Napolitano monita, garantendo di essere rimasto al Quirinale solo per “il percorso delle riforme”. Quagliariello (ri)detta la linea alle Camere. E il Senato ascolta da bravo, pronto a dire il suo secondo sì all’assalto alla Carta. Con uno schema che è il paradigma delle larghe intese, ieri il Colle ha “preparato” il voto di Palazzo Madama, che oggi dovrebbe approvare in seconda lettura il ddl costituzionale 813-b, quello che stravolge l’articolo 138 e istituisce un comitato di 42 parlamentari che potrà riscrivere i titoli I, II, III e V della seconda parte della Carta, più le norme “strettamente connesse”. Di fatto, metà della Costituzione. Ultimati i passaggi in Senato, non rimarrà che la seconda lettura alla Camera, prevista a metà dicembre.
LA GIORNATA inizia di buon mattino, con il ministro per le riforme costituzionali, Gaetano Quagliariello, che a Montecitorio illustra la relazione della commissione dei “saggi”, gli esperti nominati da Letta, su ispirazione di Napolitano. E in mattinata è proprio il presidente della Repubblica a dare l’avviso ai naviganti: “Al cammino delle riforme ho legato il mio impegno all’atto di una non ricercata rielezione a presidente. Lo porterò avanti finché sarò in grado di reggerlo”. Vietati gli scherzi in aula, insomma. “Occorre – ripete Napolitano – andare avanti con le riforme istituzionali come quella elettorale e quella della seconda parte della Costituzione”. Il miglior sostegno possibile per Quagliariello. In aula, il ministro si spiega: “Non possiamo permetterci un fallimento sulle riforme, produrrebbe il ripetersi dell’instabilità e ostacolerebbe la rimozione delle forzate coabitazioni tra forze politiche diverse”. Mette un paletto: “Occorre sgombrare il campo dall’illusione di porre rimedio al deficit di stabilità con un ennesimo intervento sul solo sistema elettorale”. E comunque, “anche se sono cosciente che serve un intervento di correzione, questo non potrà essere efficace e stabile: solo una riforma elettorale connessa alla revisione della forma di governo può garantire stabilità”. Traduzione: il Pdl, affezionato al Porcellum, non deve agitarsi.

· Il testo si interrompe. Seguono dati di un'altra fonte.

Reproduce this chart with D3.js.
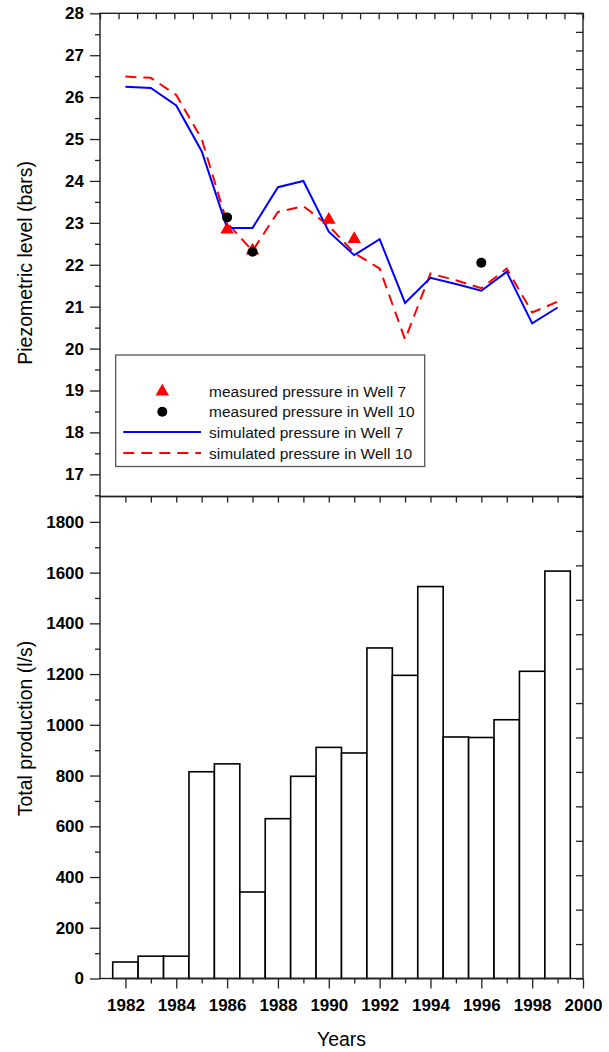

Nel breve il testo si potrà al massimo modificare.
IL MESSAGGIO più importante però arriva sulla giustizia, rimasta fuori dalle riforme costituzionali. Ma Quagliariello garantisce: “Ho avviato i contatti con il ministro della giustizia per un tavolo di coordinamento che conduca il governo a sottoporre al Parlamento proposte di riforma, sulla base delle indicazioni formulate” dai saggi. Ovvero, ci lavoreremo sopra, con una corsia preferenziale: Berlusconi e i falchi Pdl stiano sereni. Nel pomeriggio, il ministro concede il bis a Palazzo Madama. Afferma che il capo dello Stato “è una figura con natura politica e non neutra”. Celebra la consultazione on line del ministero sulle riforme, “la più partecipata non solo in Italia ma in Europa”. Quagliariello saluta, e in Senato inizia la discussione. I Cinque Stelle ricorrono al “costruzionismo”, per autodefinizione: ossia , si iscrivono a parlare tutti e 50 , per interventi da 20 minuti l’uno. Tocca anche i 7 di Sel, come previsto dal regolamento. La maggioranza potrebbe forzare nella capigruppo di questa mattina, contigentando i tempi così da votare in giornata. “Ma noi ci opporremo in tutti i modi” spiega Loredana De Petris (Sel). Senza lo “strappo del governo”, il voto potrebbe slittare a giovedì. Se il ddl non venisse approvato con la maggioranza dei 2/3, potrebbe essere sottoposto a referendum. Servirebbero tanti vuoti nella maggioranza pro ddl (partiti governo, più Lega e Fratelli d’Italia). Si parla di 6-7 malpancisti nel Pd. Uno dichiarato è Corradino Mineo: “Non voterò a favore, visto quanto accaduto dopo la sentenza su Berlusconi. Si chiede alla magistratura di non toccare l’unto del Signore: come si fa a cambiare assieme la forma di governo?”.